Quand on est en difficulté, il faut en parler. Moi, mes filles, je leur conseille aujourd’hui d’aller voir une personne qui va leur permettre de leur faire du bien. Donc, un médecin ou peut être un thérapeute, peut-être faire du sport, peut-être faire quelque chose qui leur permette justement de dégager cette difficulté-là
Quand j’en parle, j’ai besoin d’en parler à des gens neutres pour ne pas les faire souffrir, pour ne pas alerter mes proches.

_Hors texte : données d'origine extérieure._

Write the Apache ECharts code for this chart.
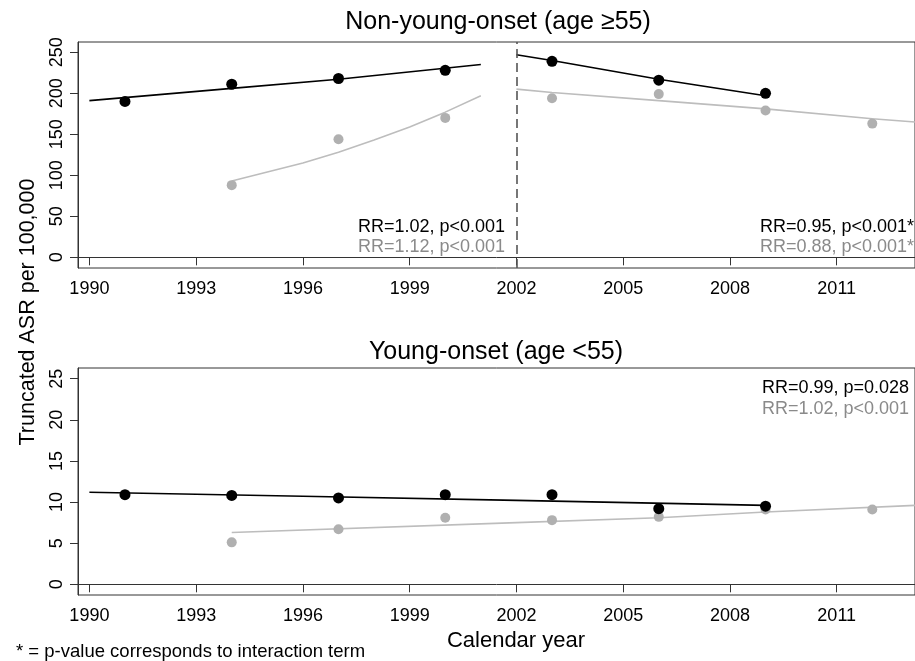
<!DOCTYPE html>
<html>
<head>
<meta charset="utf-8">
<script src="https://cdn.jsdelivr.net/npm/echarts@6/dist/echarts.min.js"></script>
<style>html,body{margin:0;padding:0;background:#fff}#c{width:915px;height:661px}</style>
</head>
<body>
<div id="c"></div>
<script>
// ---- data ----
const xTicks = [1990, 1993, 1996, 1999, 2002, 2005, 2008, 2011];
const yTicksTop = [0, 50, 100, 150, 200, 250];
const yTicksBottom = [0, 5, 10, 15, 20, 25];

// Non-young-onset (age >=55): observed rates
const topBlackYears = [1991, 1994, 1997, 2000, 2003, 2006, 2009];
const topBlackVals  = [190, 211, 218, 228, 239, 216, 200];
const topGrayYears  = [1994, 1997, 2000, 2003, 2006, 2009, 2012];
const topGrayVals   = [88, 144, 170, 194, 199, 179, 163];
// fitted lines
const topBlackFit1Years = [1990, 1994, 1997, 2001];
const topBlackFit1Vals  = [191, 206, 217, 235];
const topGrayFit1Years  = [1994, 1995, 1996, 1997, 1998, 1999, 2000, 2001];
const topGrayFit1Vals   = [93, 104, 115, 128, 143, 159, 177, 197];
const topBlackFit2Years = [2002, 2003, 2006, 2009];
const topBlackFit2Vals  = [247, 240, 217, 197];
const topGrayFit2Years  = [2002, 2003, 2006, 2009, 2012, 2013.2];
const topGrayFit2Vals   = [205, 201, 191, 181, 169, 165];

// Young-onset (age <55)
const botBlackYears = [1991, 1994, 1997, 2000, 2003, 2006, 2009];
const botBlackVals  = [10.9, 10.8, 10.5, 10.9, 10.9, 9.2, 9.5];
const botGrayYears  = [1994, 1997, 2000, 2003, 2006, 2009, 2012];
const botGrayVals   = [5.1, 6.7, 8.1, 7.8, 8.2, 9.1, 9.1];
const botBlackFitYears = [1990, 1996, 2002, 2009];
const botBlackFitVals  = [11.2, 10.7, 10.2, 9.6];
const botGrayFitYears  = [1994, 2002, 2006, 2009, 2013.2];
const botGrayFitVals   = [6.3, 7.5, 8.1, 8.8, 9.6];

const annTop1 = ['RR=1.02, p<0.001', 'RR=1.12, p<0.001'];
const annTop2 = ['RR=0.95, p<0.001*', 'RR=0.88, p<0.001*'];
const annBot  = ['RR=0.99, p=0.028', 'RR=1.02, p<0.001'];

// ---- styling ----
const FONT = "'Liberation Sans', Arial, sans-serif";
const BLACK = '#000000';
const GRAY = '#b0b0b0';
const GRAYLINE = '#bdbdbd';
const GRAYTEXT = '#8a8a8a';
const AXIS = '#333333';

function zip(xs, ys) { return xs.map((x, i) => [x, ys[i]]); }

function xAxisDef(gi) {
  return {
    type: 'value', gridIndex: gi, min: 1989.68, max: 2013.2,
    axisLine: {show: true, lineStyle: {color: AXIS, width: 1}},
    axisTick: {show: true, length: 8, lineStyle: {color: AXIS}, customValues: xTicks},
    axisLabel: {show: true, customValues: xTicks, color: '#000', fontFamily: FONT, fontSize: 18, margin: 12,
      formatter: v => String(Math.round(v))},
    splitLine: {show: false}
  };
}
function yAxisDef(gi, min, max, ticks) {
  return {
    type: 'value', gridIndex: gi, min: min, max: max,
    axisLine: {show: true, lineStyle: {color: AXIS, width: 1}},
    axisTick: {show: true, length: 8, lineStyle: {color: AXIS}, customValues: ticks},
    axisLabel: {show: true, customValues: ticks, rotate: 90, color: '#000', fontFamily: FONT, fontSize: 18, margin: 12,
      formatter: v => String(Math.round(v))},
    splitLine: {show: false}
  };
}
function lineS(gi, xs, ys, color, extra) {
  return Object.assign({
    type: 'line', xAxisIndex: gi, yAxisIndex: gi, data: zip(xs, ys), showSymbol: false, symbol: 'none',
    lineStyle: {color: color, width: 1.6}, silent: true, animation: false, z: 2
  }, extra || {});
}
function scatS(gi, xs, ys, color, size) {
  return {
    type: 'scatter', xAxisIndex: gi, yAxisIndex: gi, data: zip(xs, ys), symbol: 'circle', symbolSize: size,
    itemStyle: {color: color, opacity: 1}, silent: true, animation: false, z: 3
  };
}
function textEl(txt, x, y, color, size, align, extra) {
  return Object.assign({
    type: 'text', x: x, y: y, silent: true,
    style: {text: txt, fill: color, font: size + 'px ' + FONT, textAlign: align, textVerticalAlign: 'middle'}
  }, extra || {});
}

const chart = echarts.init(document.getElementById('c'), null, {renderer: 'canvas'});
chart.setOption({
  animation: false,
  backgroundColor: '#ffffff',
  grid: [
    {left: 78, top: 42, right: -3, height: 226, show: true, borderColor: AXIS, borderWidth: 1, backgroundColor: 'transparent', containLabel: false},
    {left: 78, top: 368, right: -3, height: 227, show: true, borderColor: AXIS, borderWidth: 1, backgroundColor: 'transparent', containLabel: false}
  ],
  xAxis: [xAxisDef(0), xAxisDef(1)],
  yAxis: [yAxisDef(0, -13, 262.5, yTicksTop), yAxisDef(1, -1.3, 26.3, yTicksBottom)],
  series: [
    lineS(0, topBlackFit1Years, topBlackFit1Vals, BLACK, {
      markLine: {silent: true, symbol: 'none', label: {show: false},
        lineStyle: {color: '#555555', type: [9, 5], width: 1.6},
        data: [{xAxis: 2002}]}
    }),
    lineS(0, topGrayFit1Years, topGrayFit1Vals, GRAYLINE),
    lineS(0, topBlackFit2Years, topBlackFit2Vals, BLACK),
    lineS(0, topGrayFit2Years, topGrayFit2Vals, GRAYLINE),
    scatS(0, topGrayYears, topGrayVals, GRAY, 10),
    scatS(0, topBlackYears, topBlackVals, BLACK, 11),
    lineS(1, botBlackFitYears, botBlackFitVals, BLACK),
    lineS(1, botGrayFitYears, botGrayFitVals, GRAYLINE),
    scatS(1, botGrayYears, botGrayVals, GRAY, 10),
    scatS(1, botBlackYears, botBlackVals, BLACK, 11)
  ],
  graphic: [
    textEl('Non-young-onset (age \u226555)', 498, 22, '#000', 25, 'center'),
    textEl('Young-onset (age <55)', 496, 352, '#000', 25, 'center'),
    textEl(annTop1[0], 505, 227, BLACK, 18, 'right'),
    textEl(annTop1[1], 505, 247, GRAYTEXT, 18, 'right'),
    textEl(annTop2[0], 914, 227, BLACK, 18, 'right'),
    textEl(annTop2[1], 914, 247, GRAYTEXT, 18, 'right'),
    textEl(annBot[0], 909, 388, BLACK, 18, 'right'),
    textEl(annBot[1], 909, 409, GRAYTEXT, 18, 'right'),
    textEl('Truncated ASR per 100,000', 28, 312, '#000', 21.5, 'center', {rotation: Math.PI / 2}),
    textEl('Calendar year', 516, 641, '#000', 22, 'center'),
    textEl('* = p-value corresponds to interaction term', 16, 652, '#000', 18.5, 'left')
  ]
});
</script>
</body>
</html>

Et puis même parce que j’ai honte d’en parler, peut-être parce que je ne comprends pas ce qui se passe pour moi. Je préfère ne pas en parler parce que je ne sais pas trop comment ça peut se passer. Donc je pense que c’est ce message là, ce que ça m’apprend, c’est que ce qui se passe en nous, il n’y a pas avoir honte. Il faut au contraire demander de l’aide. Bien sûr qu’on en pleure. Bien sûr qu’on est touché. Et bien sûr qu’il y a des moments où, émotionnellement, il y a des larmes qui arrivent, c’est sûr. Mais en même temps, je dirai que ça m’a encore plus ouverte à la vie.
En fait, on peut être la meilleure amie comme la pire ennemie de nous-mêmes. Et c’est ça que j’ai appris et qu’il y a des professionnels qui nous aident par rapport à ça. Aujourd’hui, je me sens d’être une professionnelle. Je me sens prête aujourd’hui.
J’ai lu, il n’y a pas très longtemps le livre « après le suicide d’un proche ». Je l’avais toujours avec moi depuis 5-6 ans, mais je l’ai lu, il y a un an. A ce moment, j’ai découvert effectivement qu’il y a tout un processus que je n’imaginais pas. Et en fait, j’ai expérimenté ce processus. Je me suis vraiment retrouvée dans ce livre. Et c’est vrai qu’à la fin, qu’est-ce que cette expérience de vie nous apporte ? Elle nous apporte la possibilité de voir. Alors, je ne sais pas comment on peut dire ça, de nous élever effectivement à autre chose, de nous élever à la vie, de voir la vie différemment et de la voir plus solide et plus importante, de voir que l’on peut en faire quelque chose nous-mêmes, que ce n’est pas quelque chose que l’on subit.